There should be plenty here to rile even the most gentle Jew:
Newsweek published its list of the 50 most influential rabbis, and the usually entertainingly acerbic Failed Messiah comments blandly, "Star power trumps community influence." There’s much more that we can say than that.
This list, which will be the talk of the Jewish community for the next week, along with that comment from the normally ferocious blogger, illustrates the whole problem with our Jewish leadership. There are some wonderful individuals on Newsweek‘s rabbi list. But do you see anyone — apart from the idiosyncratic Shmuley Boteach — whose influence has anything to do with the Jewish mission as Jewish tradition, and this blog, defines it? "Influence" upon our own little "community" is well and good, but it’s not why God made Jews. True, the top rabbi on the list, David Saperstein, exerts an influence on the wider world, but in a direction either tangential or diametrically opposed to Judaism.

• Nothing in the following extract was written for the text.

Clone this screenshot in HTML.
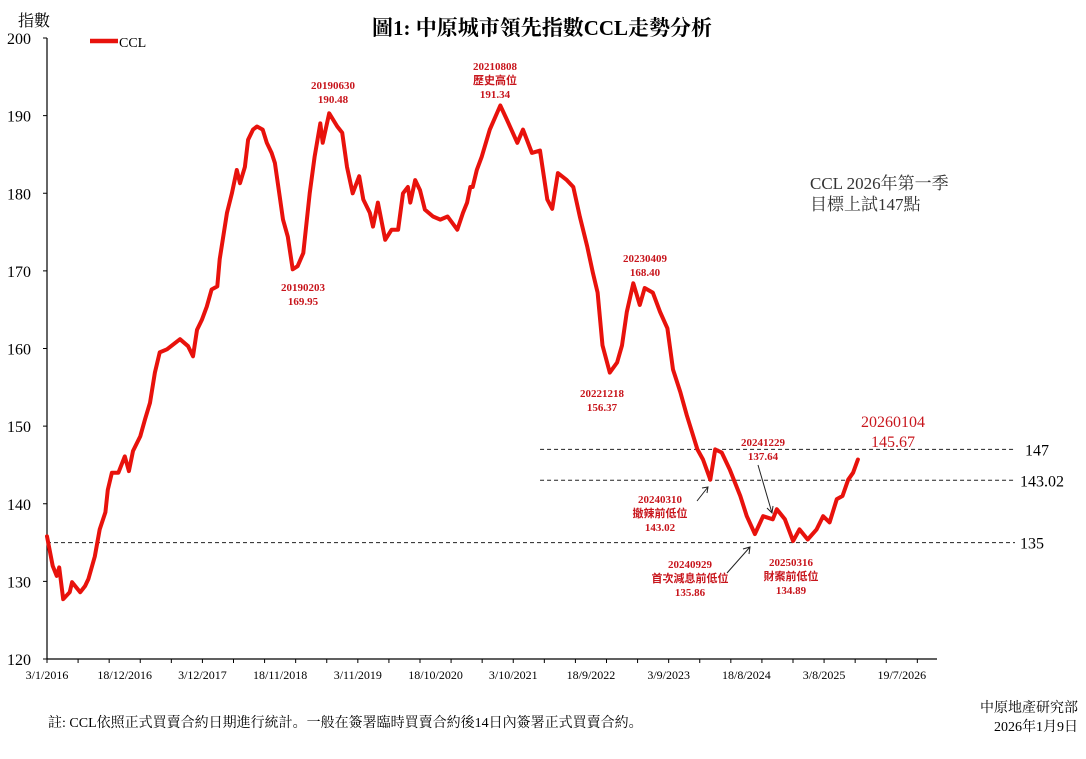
<!DOCTYPE html>
<html><head><meta charset="utf-8">
<style>
html,body{margin:0;padding:0;background:#fff;}
svg{display:block;}
.serif{font-family:"Liberation Serif","Noto Serif CJK SC","Noto Sans CJK TC",serif;}
.ann{font-family:"Liberation Serif","Noto Sans CJK TC",serif;font-size:11px;font-weight:bold;fill:#c8161d;}
</style></head>
<body>
<svg id="chart" width="1086" height="759" viewBox="0 0 1086 759" xmlns="http://www.w3.org/2000/svg">
<text class="serif" x="542" y="35" text-anchor="middle" font-size="21" font-weight="bold" fill="#000">圖1: 中原城市領先指數CCL走勢分析</text>
<text class="serif" x="18" y="26" font-size="16" fill="#000">指數</text>
<g>
<line x1="90" y1="41" x2="118" y2="41" stroke="#e8120c" stroke-width="4.5"/>
<text class="serif" x="119" y="47" font-size="14" fill="#000">CCL</text>
</g>
<g id="axes"></g>
<g id="refs"></g>
<g id="series"></g>
<g>
<text class="ann" x="333" y="89" text-anchor="middle">20190630</text>
<text class="ann" x="333" y="103" text-anchor="middle">190.48</text>
<text class="ann" x="303" y="291" text-anchor="middle">20190203</text>
<text class="ann" x="303" y="305" text-anchor="middle">169.95</text>
<text class="ann" x="495" y="70" text-anchor="middle">20210808</text>
<text class="ann" x="495" y="84" text-anchor="middle">歷史高位</text>
<text class="ann" x="495" y="98" text-anchor="middle">191.34</text>
<text class="ann" x="645" y="262" text-anchor="middle">20230409</text>
<text class="ann" x="645" y="276" text-anchor="middle">168.40</text>
<text class="ann" x="602" y="397" text-anchor="middle">20221218</text>
<text class="ann" x="602" y="411" text-anchor="middle">156.37</text>
<text class="serif" x="893" y="427" text-anchor="middle" font-size="16" fill="#c8161d">20260104</text>
<text class="serif" x="893" y="447" text-anchor="middle" font-size="16" fill="#c8161d">145.67</text>
<text class="ann" x="763" y="446" text-anchor="middle">20241229</text>
<text class="ann" x="763" y="460" text-anchor="middle">137.64</text>
<text class="ann" x="660" y="503" text-anchor="middle">20240310</text>
<text class="ann" x="660" y="517" text-anchor="middle">撤辣前低位</text>
<text class="ann" x="660" y="531" text-anchor="middle">143.02</text>
<text class="ann" x="690" y="568" text-anchor="middle">20240929</text>
<text class="ann" x="690" y="582" text-anchor="middle">首次減息前低位</text>
<text class="ann" x="690" y="596" text-anchor="middle">135.86</text>
<text class="ann" x="791" y="566" text-anchor="middle">20250316</text>
<text class="ann" x="791" y="580" text-anchor="middle">財案前低位</text>
<text class="ann" x="791" y="594" text-anchor="middle">134.89</text>
<g stroke="#222" stroke-width="1" fill="none">
<path d="M697 501 L708 487 M702 488 L708 487 L707 493"/>
<path d="M758 465 L772 513 M767 508 L772 513 L773 506"/>
<path d="M727 573 L750 547 M743 549 L750 547 L749 554"/>
</g>
<text class="serif" x="810" y="189" font-size="17" fill="#333">CCL 2026年第一季</text>
<text class="serif" x="810" y="210" font-size="17" fill="#333">目標上試147點</text>
</g>
<text class="serif" x="48" y="727" font-size="14" fill="#000">註: CCL依照正式買賣合約日期進行統計。一般在簽署臨時買賣合約後14日內簽署正式買賣合約。</text>
<text class="serif" x="1078" y="712" text-anchor="end" font-size="14" fill="#000">中原地產研究部</text>
<text class="serif" x="1078" y="731" text-anchor="end" font-size="14" fill="#000">2026年1月9日</text>
</svg>
<script>
const years=[2016.00,2016.07,2016.12,2016.15,2016.20,2016.28,2016.31,2016.41,2016.47,2016.51,2016.59,2016.65,2016.72,2016.75,2016.80,2016.88,2016.96,2017.01,2017.06,2017.15,2017.21,2017.27,2017.33,2017.39,2017.48,2017.64,2017.74,2017.80,2017.85,2017.91,2017.97,2018.03,2018.10,2018.13,2018.22,2018.28,2018.34,2018.38,2018.44,2018.48,2018.54,2018.59,2018.66,2018.71,2018.77,2018.81,2018.87,2018.91,2018.97,2019.03,2019.09,2019.16,2019.24,2019.30,2019.37,2019.40,2019.48,2019.58,2019.64,2019.70,2019.77,2019.85,2019.90,2019.98,2020.02,2020.08,2020.17,2020.25,2020.33,2020.39,2020.45,2020.48,2020.54,2020.60,2020.66,2020.76,2020.85,2020.94,2021.06,2021.13,2021.18,2021.22,2021.25,2021.30,2021.36,2021.46,2021.59,2021.67,2021.80,2021.87,2021.98,2022.08,2022.17,2022.23,2022.30,2022.41,2022.49,2022.57,2022.66,2022.73,2022.79,2022.85,2022.94,2023.03,2023.09,2023.15,2023.23,2023.31,2023.37,2023.47,2023.56,2023.65,2023.72,2023.81,2023.89,2024.02,2024.09,2024.18,2024.24,2024.32,2024.42,2024.55,2024.63,2024.73,2024.83,2024.95,2025.00,2025.10,2025.20,2025.28,2025.38,2025.49,2025.57,2025.65,2025.74,2025.81,2025.88,2025.94,2026.00];
const values=[135.8,132,130.7,131.8,127.7,128.6,129.9,128.6,129.4,130.3,133.2,136.7,138.9,141.8,144,144,146.1,144.2,146.8,148.7,150.9,153,156.9,159.5,159.9,161.2,160.3,159,162.4,163.7,165.4,167.6,168,171.5,177.5,180,183,181.3,183.4,186.9,188.2,188.6,188.2,186.5,185.2,183.9,179.6,176.6,174.4,170.2,170.6,172.3,180,184.7,189,186.5,190.3,188.6,187.8,183.4,180,182.2,179.2,177.5,175.7,178.8,174,175.3,175.3,180,180.8,178.8,181.7,180.4,177.9,177,176.6,177,175.3,177.5,178.8,180.8,180.8,183,184.7,188.2,191.3,189.5,186.5,188.2,185.2,185.5,179.2,178,182.6,181.7,180.8,177,173.2,169.8,167.2,160.4,156.9,158.2,160.4,164.7,168.4,165.6,167.8,167.2,164.7,162.6,157.3,154.4,151.4,147,145.7,143.1,147,146.6,144.4,141,138.4,136.1,138.4,138,139.3,138,135.2,136.7,135.4,136.7,138.4,137.6,140.6,141,143.1,144,145.7];
const yTicks=[120,130,140,150,160,170,180,190,200];
const xLabels=["3/1/2016","18/12/2016","3/12/2017","18/11/2018","3/11/2019","18/10/2020","3/10/2021","18/9/2022","3/9/2023","18/8/2024","3/8/2025","19/7/2026"];
const refLevels=[147,143.02,135];
const refLabels=["147","143.02","135"];
const refStart=[2022.08,2022.08,2016.0];

const NS="http://www.w3.org/2000/svg";
const X0=47,X1=937,T0=2016.0,T1=2026.975,Y0=659,Y1=38,V0=120,V1=200;
function xs(t){return X0+(t-T0)/(T1-T0)*(X1-X0);}
function ys(v){return Y0-(v-V0)/(V1-V0)*(Y0-Y1);}
function mk(tag,attrs,parent){const e=document.createElementNS(NS,tag);for(const k in attrs)e.setAttribute(k,attrs[k]);parent.appendChild(e);return e;}
const axes=document.getElementById('axes');
const ax=mk('path',{d:`M${X0} ${Y1} L${X0} ${Y0} L${X1} ${Y0}`,stroke:'#000','stroke-width':1.2,fill:'none'},axes);


yTicks.forEach(v=>{
  const y=ys(v);
  const t=mk('line',{x1:X0-4,x2:X0,y1:y,y2:y,stroke:'#000'},axes);
  
  
  const l=mk('text',{x:31,y:y+6,'text-anchor':'end','font-size':16,class:'serif',fill:'#000'},axes);
  
  
  l.textContent=v;
});
const tickStep=140/365.25;
for(let t=T0;t<=T1+0.001;t+=tickStep){
  const x=xs(t);
  const tk=mk('line',{x1:x,x2:x,y1:Y0,y2:Y0+4,stroke:'#000'},axes);
  
  
}
xLabels.forEach((s,i)=>{
  const x=xs(T0+i*350/365.25);
  const l=mk('text',{x:x,y:Y0+20,'text-anchor':'middle','font-size':12,class:'serif',fill:'#000'},axes);
  
  
  l.textContent=s;
});
const refs=document.getElementById('refs');
refLevels.forEach((v,i)=>{
  const y=ys(v);
  const ln=mk('line',{x1:xs(refStart[i]),x2:1015,y1:y,y2:y,stroke:'#222','stroke-width':1,'stroke-dasharray':'4 3'},refs);
  
  
  const lb=mk('text',{x:i===0?1025:1020,y:y+6,'font-size':16,class:'serif',fill:'#000'},refs);
  
  
  lb.textContent=refLabels[i];
});
const series=document.getElementById('series');
const d=years.map((t,i)=>(i?'L':'M')+xs(t).toFixed(1)+' '+ys(values[i]).toFixed(1)).join(' ');
const p=mk('path',{d:d,stroke:'#e8120c','stroke-width':4,fill:'none','stroke-linejoin':'round','stroke-linecap':'round'},series);


</script>
</body></html>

Saperstein runs the Religious Action Center of Reform Judaism. In the most recent press release on the RAC’s website, we find Rabbi Saperstein taking a firm stance against tobacco, supporting the Family Smoking Prevention and Tobacco Control Act. Which of course has zero to do with Judaism. It’s an example of what I call the moralesque — pseudo-moral issues that are a favorite of the Religious Left.